Overview
- Manufacturer: Toyota
- Production: 2025

Body and chassis
- Body style: 2-door quadricycle

= Toyota FT-Me =

Japanese concept vehicle

The Toyota FT-Me is a battery-electric micromobility concept vehicle developed by Toyota Motor Europe. It was unveiled in March 2025 as part of Toyota's research into compact urban transportation solutions. The vehicle is designed to fit within the European quadricycle category and is intended for short-distance urban travel.

== Background ==
The FT-Me was introduced as part of Toyota's broader strategy to explore alternative mobility formats in response to increasing urban congestion and emissions regulations. The concept forms part of Toyota's "Mobility for All" initiative, which aims to expand access to personal transport for different user groups, including younger drivers and people with reduced mobility.

== Design ==
The FT-Me is a two-seat vehicle measuring under 2.5 metres in length and its compact footprint allows it to occupy less parking space than conventional passenger cars. The exterior design incorporates high-contrast black and white body panels. Toyota has stated that the styling was inspired by a protective helmet, with an emphasis on visibility and perceived safety.

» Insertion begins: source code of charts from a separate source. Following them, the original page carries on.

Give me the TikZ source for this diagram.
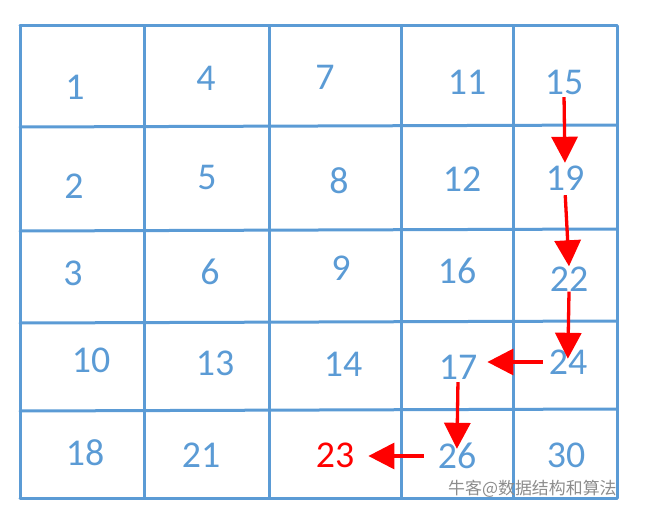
\documentclass[tikz,border=0pt]{standalone}
\usepackage{fontspec}
\setmainfont{Carlito}
\newfontfamily\cjkfont{Noto Sans CJK SC}
\usetikzlibrary{arrows.meta}
\definecolor{gridblue}{HTML}{5B9BD5}
\definecolor{pathred}{HTML}{FF0000}
\definecolor{wmgray}{HTML}{8C8C8C}
\tikzset{
  gridline/.style={draw=gridblue, line width=3bp, line cap=round},
  num/.style={text=gridblue, font=\fontsize{38}{40}\selectfont, inner sep=0pt, text height=25bp, text depth=0pt, anchor=center},
  hot/.style={num, text=pathred},
  arr/.style={draw=pathred, line width=3.3bp, -{Triangle[length=26bp,width=26bp]}},
  wm/.style={text=wmgray, font=\cjkfont\fontsize{17}{18}\selectfont, inner sep=0pt, anchor=west}
}
\begin{document}
\begin{tikzpicture}[x=1bp,y=-1bp]
\useasboundingbox (0,0) rectangle (648,508);
% grid
\draw[gridline] (20,26) -- (617,26);
\draw[gridline] (20,127) -- (617,125);
\draw[gridline] (20,231) -- (617,229);
\draw[gridline] (20,323) -- (617,321);
\draw[gridline] (20,411) -- (617,409);
\draw[gridline] (20,498) -- (617,498);
\draw[gridline] (20,26) -- (20,498);
\draw[gridline] (144,26) -- (144,498);
\draw[gridline] (269,26) -- (269,498);
\draw[gridline] (401,26) -- (401,498);
\draw[gridline] (513,26) -- (513,498);
\draw[gridline] (617,26) -- (617,498);
% numbers
\node[num] (n1)  at (75,87)   {1};
\node[num] (n4)  at (206,78)  {4};
\node[num] (n7)  at (325,77)  {7};
\node[num] (n11) at (467,82)  {11};
\node[num] (n15) at (564,82)  {15};
\node[num] (n2)  at (74,186)  {2};
\node[num] (n5)  at (207,177) {5};
\node[num] (n8)  at (339,181) {8};
\node[num] (n12) at (462,179) {12};
\node[num] (n19) at (565,178) {19};
\node[num] (n3)  at (73,273)  {3};
\node[num] (n6)  at (210,272) {6};
\node[num] (n9)  at (341,268) {9};
\node[num] (n16) at (457,271) {16};
\node[num] (n22) at (569,279) {22};
\node[num] (n10) at (91,360)  {10};
\node[num] (n13) at (215,363) {13};
\node[num] (n14) at (343,364) {14};
\node[num] (n17) at (458,367) {17};
\node[num] (n24) at (568,362) {24};
\node[num] (n18) at (85,453)  {18};
\node[num] (n21) at (201,455) {21};
\node[hot] (n23) at (335,455) {23};
\node[num] (n26) at (457,456) {26};
\node[num] (n30) at (566,455) {30};
% path arrows
\draw[arr, shorten <=2.5bp, shorten >=2.5bp] (n15.south) -- (n19.north);
\draw[arr, shorten <=4.5bp] (n19.south) -- (n22.north);
\draw[arr, shorten >=-9.5bp] (n22.south) -- (n24.north);
\draw[arr, shorten <=6bp, shorten >=10bp] (n24.west) -- (n24.west -| n17.east);
\draw[arr, shorten <=2.5bp, shorten >=-5.5bp] (n17.south) -- (n26.north);
\draw[arr, shorten <=14bp, shorten >=14bp] (n26.west) -- (n26.west -| n23.east);
% watermark
\node[wm] (wmark) at (448,489) {牛客@数据结构和算法};
\end{tikzpicture}
\end{document}
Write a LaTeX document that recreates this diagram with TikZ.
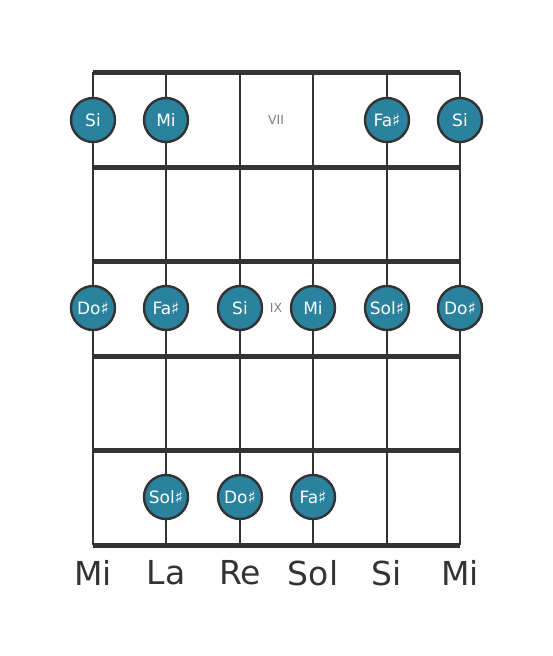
\documentclass[tikz,border=0pt]{standalone}
\usepackage{fontspec}
\setmainfont{DejaVu Sans}
\usetikzlibrary{positioning}
\definecolor{dotblue}{RGB}{42,130,158}
\definecolor{linegray}{RGB}{51,51,51}
\begin{document}
\begin{tikzpicture}[x=1pt,y=-1pt]
		\tikzstyle{Dot} = [circle, minimum size=44pt, inner sep=0pt, text centered, draw=linegray, line width=2.4pt, fill=dotblue, text=white, font=\fontsize{17}{17}\selectfont]
		\tikzstyle{Fret} = [draw=linegray, line width=5pt]
		\tikzstyle{String} = [draw=linegray, line width=2.8pt]
		\tikzstyle{FretNum} = [text=gray, font=\fontsize{12.5}{12.5}\selectfont]
		\tikzstyle{Tuning} = [text=linegray, font=\fontsize{33}{33}\selectfont]
		
		\useasboundingbox (0,0) rectangle (553,656);
		\foreach \y in {72,167,261,356,450,545} \draw[Fret] (93,\y) -- (460,\y);
		\foreach \x in {93,166,240,313,387,460} \draw[String] (\x,72) -- (\x,545);
		
		\node (vii) [FretNum] at (276,120) {VII};
		\node (ix) [FretNum] at (276,308) {IX};
		
		\node (s1a) [Dot] at (93,120) {Si};
		\node (s2a) [Dot] at (166,120) {Mi};
		\node (s5a) [Dot] at (387,120) {Fa♯};
		\node (s6a) [Dot] at (460,120) {Si};
		
		\node (s1b) [Dot] at (93,308) {Do♯};
		\node (s2b) [Dot] at (166,308) {Fa♯};
		\node (s3b) [Dot] at (240,308) {Si};
		\node (s4b) [Dot] at (313,308) {Mi};
		\node (s5b) [Dot] at (387,308) {Sol♯};
		\node (s6b) [Dot] at (460,308) {Do♯};
		
		\node (s2c) [Dot] at (166,497) {Sol♯};
		\node (s3c) [Dot] at (240,497) {Do♯};
		\node (s4c) [Dot] at (313,497) {Fa♯};
		
		\node (t1) [Tuning] at (93,573) {Mi};
		\node (t2) [Tuning] at (166,573) {La};
		\node (t3) [Tuning] at (240,573) {Re};
		\node (t4) [Tuning] at (313,573) {Sol};
		\node (t5) [Tuning] at (387,573) {Si};
		\node (t6) [Tuning] at (460,573) {Mi};
		\end{tikzpicture}
\end{document}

The cabin is configured for two occupants and features simplified controls. Toyota has indicated that the steering interface can be adapted for hand-control operation, enabling use by drivers with certain physical disabilities without modification. The vehicle also incorporates smartphone integration for access and system functions.

== Technical concept ==
The FT-Me is powered by an electric drivetrain. Toyota has not released detailed technical specifications, including motor output or battery capacity.The concept includes a roof-mounted solar panel designed to supplement the vehicle's energy supply. Under favourable conditions, Toyota estimates this could add approximately 20–30 kilometres of daily driving range.

The vehicle has been designed to use a high proportion of recycled materials. Toyota states this approach is intended to reduce the vehicle's overall environmental footprint compared to larger electric vehicles.

== Classification and intended use ==
Toyota has indicated that the FT-Me is designed to meet European quadricycle regulations. In some European countries, vehicles in this category may be driven by individuals as young as 14 with appropriate licensing, depending on national regulations. The FT-Me is intended primarily for short-range urban travel.

== Development status ==
As of 2026, the FT-Me remains a concept vehicle and Toyota has not confirmed production plans. Reports indicate that feasibility studies have been conducted in the United Kingdom with government funding support to assess potential limited production, including evaluation of materials and manufacturing processes.

== Reception ==
The FT-Me has been noted in automotive media as part of a growing segment of micro electric vehicles designed for urban environments. Comparisons have been made to other quadricycle-class vehicles, including the Citroën Ami and similar low-speed urban EVs.